## Source excerpt
>>>>>

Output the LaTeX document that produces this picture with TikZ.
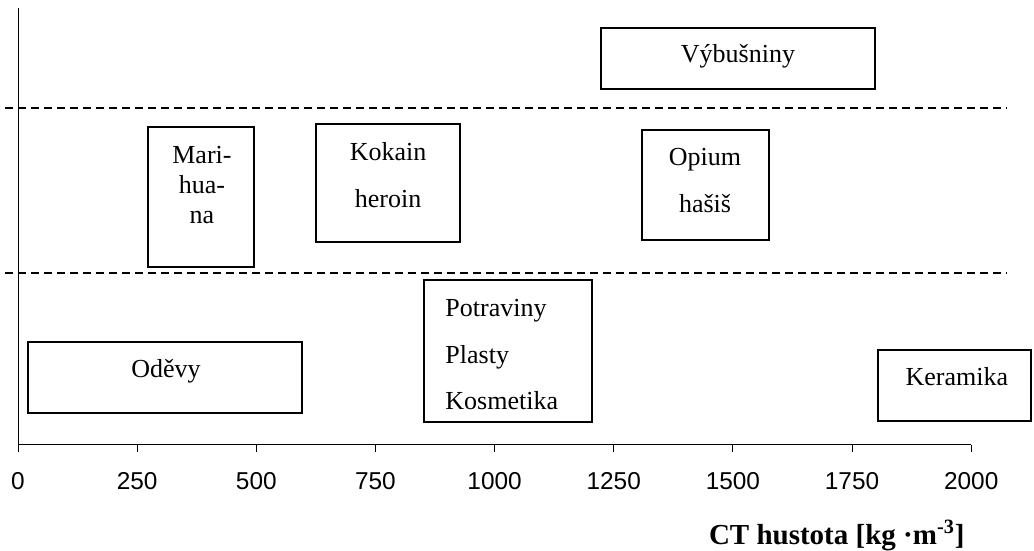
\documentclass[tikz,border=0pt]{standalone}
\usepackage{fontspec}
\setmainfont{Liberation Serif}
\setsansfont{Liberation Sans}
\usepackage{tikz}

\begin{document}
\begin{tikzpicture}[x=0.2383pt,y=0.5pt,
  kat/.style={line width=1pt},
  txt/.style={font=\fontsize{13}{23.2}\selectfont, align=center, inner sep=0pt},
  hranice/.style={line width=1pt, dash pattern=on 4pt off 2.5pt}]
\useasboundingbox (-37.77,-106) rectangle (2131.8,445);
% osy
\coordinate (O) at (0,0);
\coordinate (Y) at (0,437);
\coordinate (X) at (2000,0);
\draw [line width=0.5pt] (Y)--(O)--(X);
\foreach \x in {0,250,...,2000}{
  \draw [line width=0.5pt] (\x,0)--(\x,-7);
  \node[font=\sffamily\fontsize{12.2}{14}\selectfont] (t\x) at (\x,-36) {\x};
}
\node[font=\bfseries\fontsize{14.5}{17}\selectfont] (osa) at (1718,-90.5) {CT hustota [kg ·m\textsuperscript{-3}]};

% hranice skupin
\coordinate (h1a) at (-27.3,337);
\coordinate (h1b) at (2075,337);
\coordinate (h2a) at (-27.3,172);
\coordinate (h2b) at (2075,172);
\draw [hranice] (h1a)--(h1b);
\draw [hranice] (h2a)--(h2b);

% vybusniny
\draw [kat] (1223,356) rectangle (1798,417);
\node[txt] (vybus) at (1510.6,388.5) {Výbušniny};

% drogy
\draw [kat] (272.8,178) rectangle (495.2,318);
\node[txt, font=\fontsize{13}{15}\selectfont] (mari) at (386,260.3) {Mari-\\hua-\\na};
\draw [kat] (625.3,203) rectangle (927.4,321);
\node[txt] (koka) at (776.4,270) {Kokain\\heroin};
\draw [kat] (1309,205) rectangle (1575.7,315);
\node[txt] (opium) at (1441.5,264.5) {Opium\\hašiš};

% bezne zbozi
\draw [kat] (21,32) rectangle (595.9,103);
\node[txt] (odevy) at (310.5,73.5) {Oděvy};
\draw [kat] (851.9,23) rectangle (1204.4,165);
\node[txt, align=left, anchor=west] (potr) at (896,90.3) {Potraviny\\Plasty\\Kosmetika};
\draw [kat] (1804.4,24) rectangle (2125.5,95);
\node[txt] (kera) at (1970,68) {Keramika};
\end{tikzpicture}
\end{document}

<<<<<

## Task goal
Transcribe the listing above verbatim. Omit the pictures.

## Task answer
Output the LaTeX document that produces this picture with TikZ.
\documentclass[tikz,border=0pt]{standalone}
\usepackage{fontspec}
\setmainfont{Liberation Serif}
\setsansfont{Liberation Sans}
\usepackage{tikz}

\begin{document}
\begin{tikzpicture}[x=0.2383pt,y=0.5pt,
  kat/.style={line width=1pt},
  txt/.style={font=\fontsize{13}{23.2}\selectfont, align=center, inner sep=0pt},
  hranice/.style={line width=1pt, dash pattern=on 4pt off 2.5pt}]
\useasboundingbox (-37.77,-106) rectangle (2131.8,445);
% osy
\coordinate (O) at (0,0);
\coordinate (Y) at (0,437);
\coordinate (X) at (2000,0);
\draw [line width=0.5pt] (Y)--(O)--(X);
\foreach \x in {0,250,...,2000}{
  \draw [line width=0.5pt] (\x,0)--(\x,-7);
  \node[font=\sffamily\fontsize{12.2}{14}\selectfont] (t\x) at (\x,-36) {\x};
}
\node[font=\bfseries\fontsize{14.5}{17}\selectfont] (osa) at (1718,-90.5) {CT hustota [kg ·m\textsuperscript{-3}]};

% hranice skupin
\coordinate (h1a) at (-27.3,337);
\coordinate (h1b) at (2075,337);
\coordinate (h2a) at (-27.3,172);
\coordinate (h2b) at (2075,172);
\draw [hranice] (h1a)--(h1b);
\draw [hranice] (h2a)--(h2b);

% vybusniny
\draw [kat] (1223,356) rectangle (1798,417);
\node[txt] (vybus) at (1510.6,388.5) {Výbušniny};

% drogy
\draw [kat] (272.8,178) rectangle (495.2,318);
\node[txt, font=\fontsize{13}{15}\selectfont] (mari) at (386,260.3) {Mari-\\hua-\\na};
\draw [kat] (625.3,203) rectangle (927.4,321);
\node[txt] (koka) at (776.4,270) {Kokain\\heroin};
\draw [kat] (1309,205) rectangle (1575.7,315);
\node[txt] (opium) at (1441.5,264.5) {Opium\\hašiš};

% bezne zbozi
\draw [kat] (21,32) rectangle (595.9,103);
\node[txt] (odevy) at (310.5,73.5) {Oděvy};
\draw [kat] (851.9,23) rectangle (1204.4,165);
\node[txt, align=left, anchor=west] (potr) at (896,90.3) {Potraviny\\Plasty\\Kosmetika};
\draw [kat] (1804.4,24) rectangle (2125.5,95);
\node[txt] (kera) at (1970,68) {Keramika};
\end{tikzpicture}
\end{document}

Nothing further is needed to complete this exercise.